Après avoir acquis cette position importante dans le
mouvement international, l’étape suivante était de soutenir
un petit organisme formé d’Etats en voie de développement à
l’intérieur du mouvement Pugwash pour l’encourager à adopter
les problèmes du tiers-monde. C’est alors que le
représentant de l’OLP a participé au mouvement malgré une
large opposition. Et ensuite le mouvement africain Pugwash a
été fondé en 1973. Le groupe égyptien a alors développé et
soutenu le groupe africain dans l’objectif de défendre les
intérêts communs et de réaliser une coordination avec les
pays non-alignés, en particulier l’Inde, le Pakistan, le
Mexique ainsi que d’autres grands Etats. C’est ainsi qu’a
été introduit le premier organisme régional dans l’histoire
du mouvement international Pugwash et la direction du
mouvement a été reformulée pour comprendre la participation
du Sud grâce aux efforts de la délégation égyptienne.

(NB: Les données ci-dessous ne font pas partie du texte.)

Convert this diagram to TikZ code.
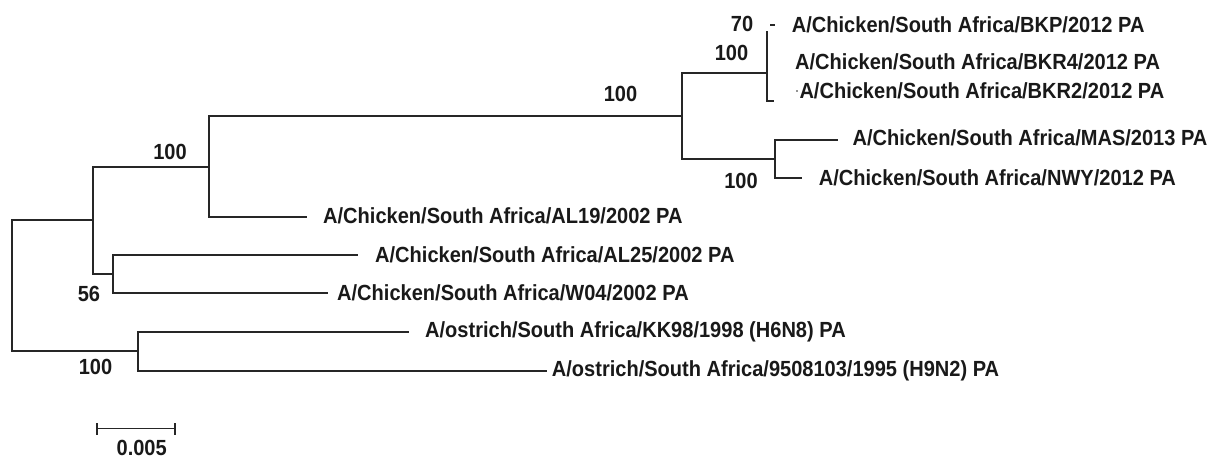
\documentclass[tikz,border=0pt]{standalone}
\usepackage{fontspec}
\usepackage{graphicx}
\setmainfont{Liberation Sans}
\newcommand{\cond}[1]{\scalebox{0.915}[1]{#1}}
\begin{document}
\begin{tikzpicture}[x=1pt,y=-1pt,
  br/.style={line width=1.6pt,black!85},
  leaf/.style={anchor=base west,inner sep=0pt,text=black!90,font=\fontsize{21.9}{26}\selectfont\bfseries},
  boot/.style={anchor=base,inner sep=0pt,text=black!90,font=\fontsize{21.9}{26}\selectfont\bfseries}]
\useasboundingbox (0,0) rectangle (1216,459);
% internal nodes
\coordinate (r) at (12,285.5);
\coordinate (n1) at (93,220);
\coordinate (n2) at (209,167);
\coordinate (n3) at (682,116);
\coordinate (n4) at (767,73);
\coordinate (n8) at (767,31);
\coordinate (n5) at (775,159);
\coordinate (n6) at (113,274);
\coordinate (n7) at (138,351);
% leaf ends
\coordinate (eAL19) at (307,217);
\coordinate (eAL25) at (358,255);
\coordinate (eW04) at (328,293);
\coordinate (eKK) at (409,332);
\coordinate (eH9) at (547,371);
\coordinate (eMAS) at (838,140);
\coordinate (eNWY) at (802,178);
\coordinate (eBKR2) at (774,101);
\coordinate (bkpA) at (770,25);
\coordinate (bkpB) at (775,25);
\coordinate (bkrA) at (767,43);
\coordinate (bkrB) at (767,54);
% branches
\draw[br] (r) |- (n1);
\draw[br] (r) |- (n7);
\draw[br] (n1) |- (n2);
\draw[br] (n1) |- (n6);
\draw[br] (n2) |- (n3);
\draw[br] (n2) |- (eAL19);
\draw[br] (n3) |- (n4);
\draw[br] (n3) |- (n5);
\draw[br] (n4) -- (n8);
\draw[br] (n4) |- (eBKR2);
\draw[line width=2.8pt,black!85] (bkrA) -- (bkrB);
\draw[br] (bkpA) -- (bkpB);
\draw[br] (n5) |- (eMAS);
\draw[br] (n5) |- (eNWY);
\draw[br] (n6) |- (eAL25);
\draw[br] (n6) |- (eW04);
\draw[br] (n7) |- (eKK);
\draw[br] (n7) |- (eH9);
\fill[black!85] (797,91) circle (0.9pt);
% leaf labels
\node[leaf] (tBKP) at (791.7,32.5) {\cond{A/Chicken/South Africa/BKP/2012 PA}};
\node[leaf] (tBKR4) at (795,69.2) {\cond{A/Chicken/South Africa/BKR4/2012 PA}};
\node[leaf] (tBKR2) at (799.3,98.5) {\cond{A/Chicken/South Africa/BKR2/2012 PA}};
\node[leaf] (tMAS) at (852.4,145.5) {\cond{A/Chicken/South Africa/MAS/2013 PA}};
\node[leaf] (tNWY) at (818.6,185.8) {\cond{A/Chicken/South Africa/NWY/2012 PA}};
\node[leaf] (tAL19) at (323,223) {\cond{A/Chicken/South Africa/AL19/2002 PA}};
\node[leaf] (tAL25) at (375,262.5) {\cond{A/Chicken/South Africa/AL25/2002 PA}};
\node[leaf] (tW04) at (337,300.2) {\cond{A/Chicken/South Africa/W04/2002 PA}};
\node[leaf] (tKK) at (425,337.5) {\cond{A/ostrich/South Africa/KK98/1998 (H6N8) PA}};
\node[leaf] (tH9) at (551.7,376.5) {\cond{A/ostrich/South Africa/9508103/1995 (H9N2) PA}};
% bootstrap values
\node[boot] (b1) at (170,159.2) {\cond{100}};
\node[boot] (b2) at (89,301.5) {\cond{56}};
\node[boot] (b3) at (95.5,374.8) {\cond{100}};
\node[boot] (b4) at (620.5,101.5) {\cond{100}};
\node[boot] (b5) at (741,188.5) {\cond{100}};
\node[boot] (b6) at (742,31.5) {\cond{70}};
\node[boot] (b7) at (731.5,60.8) {\cond{100}};
% scale bar
\coordinate (sL) at (96.7,428.3);
\coordinate (sR) at (175,428.3);
\draw[br] (sL) -- (sR);
\draw[br] ([yshift=-6.5pt]sL) -- ([yshift=5pt]sL);
\draw[br] ([yshift=-6.5pt]sR) -- ([yshift=5pt]sR);
\node[boot] (sc) at (141.7,455) {\cond{0.005}};
\end{tikzpicture}
\end{document}
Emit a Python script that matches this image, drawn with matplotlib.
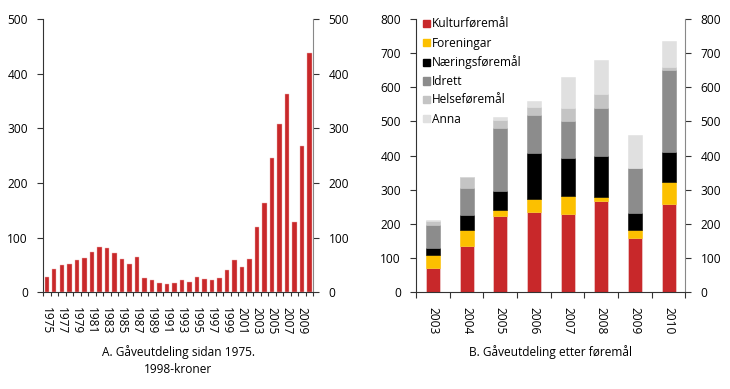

Après la guerre froide, le rôle et le pouvoir de Pugwash ont
radicalement changé pour se transformer en centre d’études
et d’échange d’expériences. Le mouvement a également perdu
son influence aux niveaux officiel, national et
international.
Et avec les mutations qui sont intervenues dans la situation
internationale à cette époque, en particulier les problèmes
de sécurité et la faiblesse de certaines organisations comme
le non-alignement, la Ligue arabe et l’Union africaine,
a surgi l’importance de réactiver
le mouvement Pugwash africain. En effet, il fallait que
l’opinion arabo-africaine se trouve un moyen de traiter avec
les réalités d’un nouveau monde unipolaire, avec la
mondialisation et les crises économiques et sociales. C’est
de là qu’est née, du Pugwash africain, l’Association des
études africaines, arabes et internationales. Les efforts de
cette association se sont concentrés sur les questions de
l’indépendance, du développement et de la participation au
niveau non gouvernemental. Ces efforts ont également eu des
échos au niveau officiel par l’intermédiaire de l’Unesco,
des organisations de l’Onu pour le commerce, le
développement et le désarmement, etc.
L’activation et le développement de cette association
peuvent constituer le point de départ du mouvement de la
société civile arabe et africaine visant à faire face à la
réussite d’Israël à mobiliser l’opinion publique mondiale au
profit de ses guerres et agressions. Et ce, en tant que
premier partenaire stratégique des Etats-Unis.